* EXERCISE AIM
Transcribe the lines below verbatim, skipping the images.

* Begin *

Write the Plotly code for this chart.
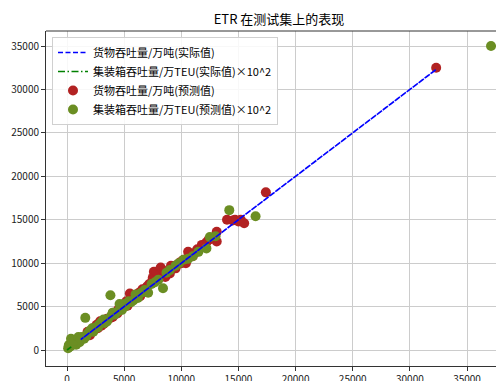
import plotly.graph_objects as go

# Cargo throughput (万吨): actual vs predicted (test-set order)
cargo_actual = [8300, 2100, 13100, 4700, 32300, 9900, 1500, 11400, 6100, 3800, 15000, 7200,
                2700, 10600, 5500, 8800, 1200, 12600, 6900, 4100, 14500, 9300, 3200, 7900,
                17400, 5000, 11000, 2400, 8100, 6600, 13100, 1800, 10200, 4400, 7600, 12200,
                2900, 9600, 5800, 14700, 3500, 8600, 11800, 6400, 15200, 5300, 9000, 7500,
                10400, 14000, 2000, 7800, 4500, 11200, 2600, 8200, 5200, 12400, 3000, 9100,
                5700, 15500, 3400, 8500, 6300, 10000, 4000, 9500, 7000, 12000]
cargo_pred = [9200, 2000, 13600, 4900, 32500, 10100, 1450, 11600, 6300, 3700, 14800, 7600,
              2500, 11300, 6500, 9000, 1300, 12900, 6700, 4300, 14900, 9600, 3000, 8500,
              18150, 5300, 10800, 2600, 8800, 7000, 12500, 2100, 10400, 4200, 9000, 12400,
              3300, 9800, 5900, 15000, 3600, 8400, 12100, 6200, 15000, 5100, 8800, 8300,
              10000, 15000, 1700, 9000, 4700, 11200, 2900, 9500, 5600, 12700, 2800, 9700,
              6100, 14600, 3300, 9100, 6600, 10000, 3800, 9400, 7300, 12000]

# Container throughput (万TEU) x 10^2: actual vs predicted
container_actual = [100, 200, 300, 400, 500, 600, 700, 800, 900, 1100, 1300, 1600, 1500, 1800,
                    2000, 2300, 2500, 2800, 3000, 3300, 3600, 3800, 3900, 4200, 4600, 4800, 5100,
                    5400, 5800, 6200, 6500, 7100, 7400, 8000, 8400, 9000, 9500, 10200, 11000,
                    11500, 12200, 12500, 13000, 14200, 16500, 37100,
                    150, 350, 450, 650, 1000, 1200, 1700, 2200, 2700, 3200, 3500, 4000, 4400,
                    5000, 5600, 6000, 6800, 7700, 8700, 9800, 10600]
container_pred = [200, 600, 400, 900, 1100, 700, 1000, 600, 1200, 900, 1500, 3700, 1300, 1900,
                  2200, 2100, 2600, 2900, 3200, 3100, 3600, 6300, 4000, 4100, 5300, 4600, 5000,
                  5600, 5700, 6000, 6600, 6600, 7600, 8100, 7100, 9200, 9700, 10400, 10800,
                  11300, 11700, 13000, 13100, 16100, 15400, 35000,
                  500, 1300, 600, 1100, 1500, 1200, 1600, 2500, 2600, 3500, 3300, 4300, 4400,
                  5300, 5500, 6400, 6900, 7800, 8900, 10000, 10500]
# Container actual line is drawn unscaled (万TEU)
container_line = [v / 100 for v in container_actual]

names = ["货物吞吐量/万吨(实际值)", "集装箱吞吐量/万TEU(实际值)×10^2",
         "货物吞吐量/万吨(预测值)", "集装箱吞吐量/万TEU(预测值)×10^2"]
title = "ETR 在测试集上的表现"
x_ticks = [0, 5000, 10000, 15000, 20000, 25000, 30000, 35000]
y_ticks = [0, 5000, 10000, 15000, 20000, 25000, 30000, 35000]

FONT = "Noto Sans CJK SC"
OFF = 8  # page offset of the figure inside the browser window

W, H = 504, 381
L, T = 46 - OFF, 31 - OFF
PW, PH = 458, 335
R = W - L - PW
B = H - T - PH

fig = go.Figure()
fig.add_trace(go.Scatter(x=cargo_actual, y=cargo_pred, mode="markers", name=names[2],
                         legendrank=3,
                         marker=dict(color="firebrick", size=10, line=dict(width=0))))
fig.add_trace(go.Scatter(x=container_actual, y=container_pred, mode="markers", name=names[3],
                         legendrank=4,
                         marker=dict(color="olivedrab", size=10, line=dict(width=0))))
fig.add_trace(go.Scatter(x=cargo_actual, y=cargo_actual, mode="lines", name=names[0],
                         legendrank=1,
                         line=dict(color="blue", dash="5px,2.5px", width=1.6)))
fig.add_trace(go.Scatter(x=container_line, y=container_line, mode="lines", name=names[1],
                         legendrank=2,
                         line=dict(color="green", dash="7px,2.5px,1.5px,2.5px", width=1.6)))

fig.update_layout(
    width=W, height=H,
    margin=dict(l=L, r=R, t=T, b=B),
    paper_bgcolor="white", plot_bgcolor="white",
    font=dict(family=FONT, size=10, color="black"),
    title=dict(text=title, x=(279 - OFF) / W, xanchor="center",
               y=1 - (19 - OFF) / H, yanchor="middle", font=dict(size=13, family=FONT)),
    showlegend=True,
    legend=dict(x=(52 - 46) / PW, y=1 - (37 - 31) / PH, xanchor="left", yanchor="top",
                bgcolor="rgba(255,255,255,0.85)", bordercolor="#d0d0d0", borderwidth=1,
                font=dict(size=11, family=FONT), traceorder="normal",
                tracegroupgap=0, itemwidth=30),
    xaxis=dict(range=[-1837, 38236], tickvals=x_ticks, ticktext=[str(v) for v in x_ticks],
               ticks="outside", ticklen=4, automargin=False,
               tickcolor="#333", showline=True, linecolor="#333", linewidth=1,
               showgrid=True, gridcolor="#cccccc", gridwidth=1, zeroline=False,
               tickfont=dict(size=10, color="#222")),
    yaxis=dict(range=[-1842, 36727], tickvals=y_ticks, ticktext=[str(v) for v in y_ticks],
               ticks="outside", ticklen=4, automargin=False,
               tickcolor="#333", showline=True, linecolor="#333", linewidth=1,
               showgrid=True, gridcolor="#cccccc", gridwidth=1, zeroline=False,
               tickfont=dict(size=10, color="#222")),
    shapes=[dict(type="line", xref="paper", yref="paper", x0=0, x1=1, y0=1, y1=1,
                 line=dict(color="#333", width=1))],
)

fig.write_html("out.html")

* End *

* EXERCISE RESULT
Write the Plotly code for this chart.
import plotly.graph_objects as go

# Cargo throughput (万吨): actual vs predicted (test-set order)
cargo_actual = [8300, 2100, 13100, 4700, 32300, 9900, 1500, 11400, 6100, 3800, 15000, 7200,
                2700, 10600, 5500, 8800, 1200, 12600, 6900, 4100, 14500, 9300, 3200, 7900,
                17400, 5000, 11000, 2400, 8100, 6600, 13100, 1800, 10200, 4400, 7600, 12200,
                2900, 9600, 5800, 14700, 3500, 8600, 11800, 6400, 15200, 5300, 9000, 7500,
                10400, 14000, 2000, 7800, 4500, 11200, 2600, 8200, 5200, 12400, 3000, 9100,
                5700, 15500, 3400, 8500, 6300, 10000, 4000, 9500, 7000, 12000]
cargo_pred = [9200, 2000, 13600, 4900, 32500, 10100, 1450, 11600, 6300, 3700, 14800, 7600,
              2500, 11300, 6500, 9000, 1300, 12900, 6700, 4300, 14900, 9600, 3000, 8500,
              18150, 5300, 10800, 2600, 8800, 7000, 12500, 2100, 10400, 4200, 9000, 12400,
              3300, 9800, 5900, 15000, 3600, 8400, 12100, 6200, 15000, 5100, 8800, 8300,
              10000, 15000, 1700, 9000, 4700, 11200, 2900, 9500, 5600, 12700, 2800, 9700,
              6100, 14600, 3300, 9100, 6600, 10000, 3800, 9400, 7300, 12000]

# Container throughput (万TEU) x 10^2: actual vs predicted
container_actual = [100, 200, 300, 400, 500, 600, 700, 800, 900, 1100, 1300, 1600, 1500, 1800,
                    2000, 2300, 2500, 2800, 3000, 3300, 3600, 3800, 3900, 4200, 4600, 4800, 5100,
                    5400, 5800, 6200, 6500, 7100, 7400, 8000, 8400, 9000, 9500, 10200, 11000,
                    11500, 12200, 12500, 13000, 14200, 16500, 37100,
                    150, 350, 450, 650, 1000, 1200, 1700, 2200, 2700, 3200, 3500, 4000, 4400,
                    5000, 5600, 6000, 6800, 7700, 8700, 9800, 10600]
container_pred = [200, 600, 400, 900, 1100, 700, 1000, 600, 1200, 900, 1500, 3700, 1300, 1900,
                  2200, 2100, 2600, 2900, 3200, 3100, 3600, 6300, 4000, 4100, 5300, 4600, 5000,
                  5600, 5700, 6000, 6600, 6600, 7600, 8100, 7100, 9200, 9700, 10400, 10800,
                  11300, 11700, 13000, 13100, 16100, 15400, 35000,
                  500, 1300, 600, 1100, 1500, 1200, 1600, 2500, 2600, 3500, 3300, 4300, 4400,
                  5300, 5500, 6400, 6900, 7800, 8900, 10000, 10500]
# Container actual line is drawn unscaled (万TEU)
container_line = [v / 100 for v in container_actual]

names = ["货物吞吐量/万吨(实际值)", "集装箱吞吐量/万TEU(实际值)×10^2",
         "货物吞吐量/万吨(预测值)", "集装箱吞吐量/万TEU(预测值)×10^2"]
title = "ETR 在测试集上的表现"
x_ticks = [0, 5000, 10000, 15000, 20000, 25000, 30000, 35000]
y_ticks = [0, 5000, 10000, 15000, 20000, 25000, 30000, 35000]

FONT = "Noto Sans CJK SC"
OFF = 8  # page offset of the figure inside the browser window

W, H = 504, 381
L, T = 46 - OFF, 31 - OFF
PW, PH = 458, 335
R = W - L - PW
B = H - T - PH

fig = go.Figure()
fig.add_trace(go.Scatter(x=cargo_actual, y=cargo_pred, mode="markers", name=names[2],
                         legendrank=3,
                         marker=dict(color="firebrick", size=10, line=dict(width=0))))
fig.add_trace(go.Scatter(x=container_actual, y=container_pred, mode="markers", name=names[3],
                         legendrank=4,
                         marker=dict(color="olivedrab", size=10, line=dict(width=0))))
fig.add_trace(go.Scatter(x=cargo_actual, y=cargo_actual, mode="lines", name=names[0],
                         legendrank=1,
                         line=dict(color="blue", dash="5px,2.5px", width=1.6)))
fig.add_trace(go.Scatter(x=container_line, y=container_line, mode="lines", name=names[1],
                         legendrank=2,
                         line=dict(color="green", dash="7px,2.5px,1.5px,2.5px", width=1.6)))

fig.update_layout(
    width=W, height=H,
    margin=dict(l=L, r=R, t=T, b=B),
    paper_bgcolor="white", plot_bgcolor="white",
    font=dict(family=FONT, size=10, color="black"),
    title=dict(text=title, x=(279 - OFF) / W, xanchor="center",
               y=1 - (19 - OFF) / H, yanchor="middle", font=dict(size=13, family=FONT)),
    showlegend=True,
    legend=dict(x=(52 - 46) / PW, y=1 - (37 - 31) / PH, xanchor="left", yanchor="top",
                bgcolor="rgba(255,255,255,0.85)", bordercolor="#d0d0d0", borderwidth=1,
                font=dict(size=11, family=FONT), traceorder="normal",
                tracegroupgap=0, itemwidth=30),
    xaxis=dict(range=[-1837, 38236], tickvals=x_ticks, ticktext=[str(v) for v in x_ticks],
               ticks="outside", ticklen=4, automargin=False,
               tickcolor="#333", showline=True, linecolor="#333", linewidth=1,
               showgrid=True, gridcolor="#cccccc", gridwidth=1, zeroline=False,
               tickfont=dict(size=10, color="#222")),
    yaxis=dict(range=[-1842, 36727], tickvals=y_ticks, ticktext=[str(v) for v in y_ticks],
               ticks="outside", ticklen=4, automargin=False,
               tickcolor="#333", showline=True, linecolor="#333", linewidth=1,
               showgrid=True, gridcolor="#cccccc", gridwidth=1, zeroline=False,
               tickfont=dict(size=10, color="#222")),
    shapes=[dict(type="line", xref="paper", yref="paper", x0=0, x1=1, y0=1, y1=1,
                 line=dict(color="#333", width=1))],
)

fig.write_html("out.html")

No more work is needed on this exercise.